2021.04.28
英国政府、『生物多様性の経済学:ダスグプタ・レビュー』を発表:生物多様性の崩壊は経済・生活・幸福を危険にさらす
The Economics of Biodiversity: The Dasgupta Review – Full Report
https://www.gov.uk/government/publications/final-report-the-economics-of-bio diversity-the-dasgupta-review
今年(2021年)、中国で開催される生物多様性条約第15回締約国会議(COP15)に先駆けて、英国政府はこの2月、生物多様性の経済的側面に関する報告書『生物多様性の経済学:ダスグプタ・レビュー』を発表しました。
このレビューでは、生物多様性の大規模な減少が、生産性、レジリエンス、自然の適応力を損ない、経済・生活・幸福を危険にさらしていることを明らかにし、主な対応策として次の三つを挙げています。

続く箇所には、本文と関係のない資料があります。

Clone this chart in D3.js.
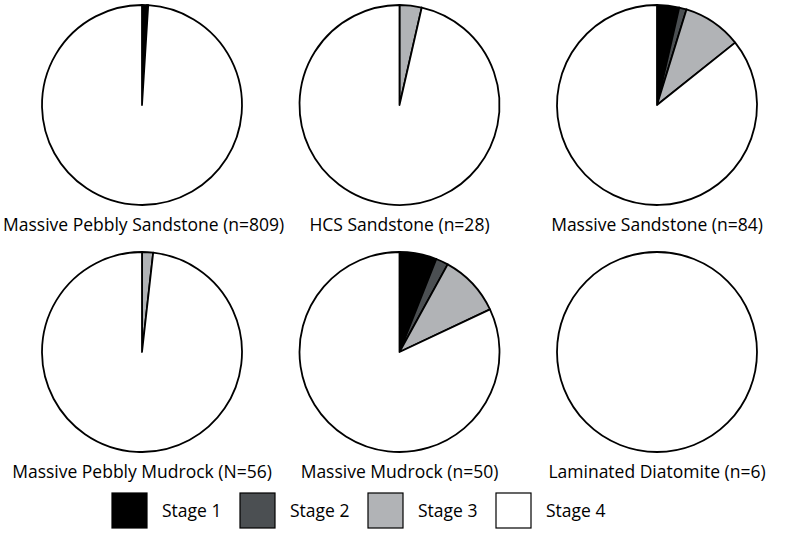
<!DOCTYPE html>
<html>
<head>
<meta charset="utf-8">
<script src="https://cdn.jsdelivr.net/npm/d3@7"></script>
<style>
  body { margin: 0; background: #fff; }
  text { font-family: "Open Sans", sans-serif; fill: #000; }
</style>
</head>
<body>
<svg width="786" height="536"></svg>
<script>
const stages = ['Stage 1', 'Stage 2', 'Stage 3', 'Stage 4'];
const stageColors = ['#000000', '#4b4f52', '#b1b3b6', '#ffffff'];
const facies = [
  'Massive Pebbly Sandstone (n=809)', 'HCS Sandstone (n=28)', 'Massive Sandstone (n=84)',
  'Massive Pebbly Mudrock (N=56)', 'Massive Mudrock (n=50)', 'Laminated Diatomite (n=6)'
];
// counts per stage 1..4
const counts = [
  [6, 1, 1, 801],
  [0, 0, 1, 27],
  [3, 1, 8, 72],
  [0, 0, 1, 55],
  [3, 1, 5, 41],
  [0, 0, 0, 6]
];

const svg = d3.select('svg');
const width = +svg.attr('width');
const radius = 100;
const colX = d3.scalePoint().domain([0, 1, 2]).range([142, 657]);
const rowY = d3.scalePoint().domain([0, 1]).range([105, 352]);
const color = d3.scaleOrdinal().domain(stages).range(stageColors);

const pie = d3.pie().sort(null).value(d => d.v);
const arc = d3.arc().innerRadius(0).outerRadius(radius);

facies.forEach((name, i) => {
  const col = i % 3, row = Math.floor(i / 3);
  const cx = colX(col);
  const g = svg.append('g')
    .attr('transform', `translate(${cx},${rowY(row)})`);

  const data = counts[i].map((v, k) => ({ stage: stages[k], v: v }));
  g.selectAll('path').data(pie(data).filter(d => d.data.v > 0))
    .enter().append('path')
      .attr('d', arc)
      .attr('fill', d => color(d.data.stage))
      .attr('stroke', '#000')
      .attr('stroke-width', 1.8)
      .attr('stroke-linejoin', 'round');

  const label = g.append('text')
    .attr('x', 0)
    .attr('y', radius + 26)
    .attr('text-anchor', 'middle')
    .style('font-size', '17.5px')
    .text(name);

  // keep labels inside the page
  const half = label.node().getComputedTextLength() / 2;
  const shift = Math.max(0, half + 3 - cx) - Math.max(0, cx + half + 3 - width);
  label.attr('x', shift);
});

const legendX = d3.scalePoint().domain(stages).range([112, 496]);
const legend = svg.append('g').attr('transform', 'translate(0,493)');
const item = legend.selectAll('g').data(stages)
  .enter().append('g')
    .attr('transform', d => `translate(${legendX(d)},0)`);
item.append('rect')
  .attr('width', 35).attr('height', 35)
  .attr('fill', d => color(d))
  .attr('stroke', '#000').attr('stroke-width', 1.2);
item.append('text')
  .attr('x', 50).attr('y', 24)
  .style('font-size', '17.5px')
  .text(d => d);
</script>
</body>
</html>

- 財やサービスの形で自然に求める量は、持続可能な供給の量を上回ってはいけない。世界規模で自然による供給量を増やすためには、保護区域の拡大と管理の改善、自然を基盤とした解決策への投資の増加、損失をもたらす生産・消費の阻止などの政策が必要である。
- 経済的成功を測るために、GDPとは異なる経済指標を採用し、自然資産への投資で生じる利益を考慮に入れ、別の資産へ投資した場合(具体例として、生物多様性を破壊して商業施設を建設するなど)に生じるトレードオフ(相反する関係)を明確にする包括的な富の測定を行うべきである。
- これらの転換を可能にし、将来世代にわたって維持できるよう、現在の制度(特に金融と教育)を変えなければならない。例えば、自然資産を拡大する公的・民間の資金の流れを増やす一方、自然資産を縮小するそれらの流れを減らしたり、教育政策に自然界を学ぶ分野をしっかりと確立し、市民が十分な知識を持って選択し、転換を要求できるようにしたりする。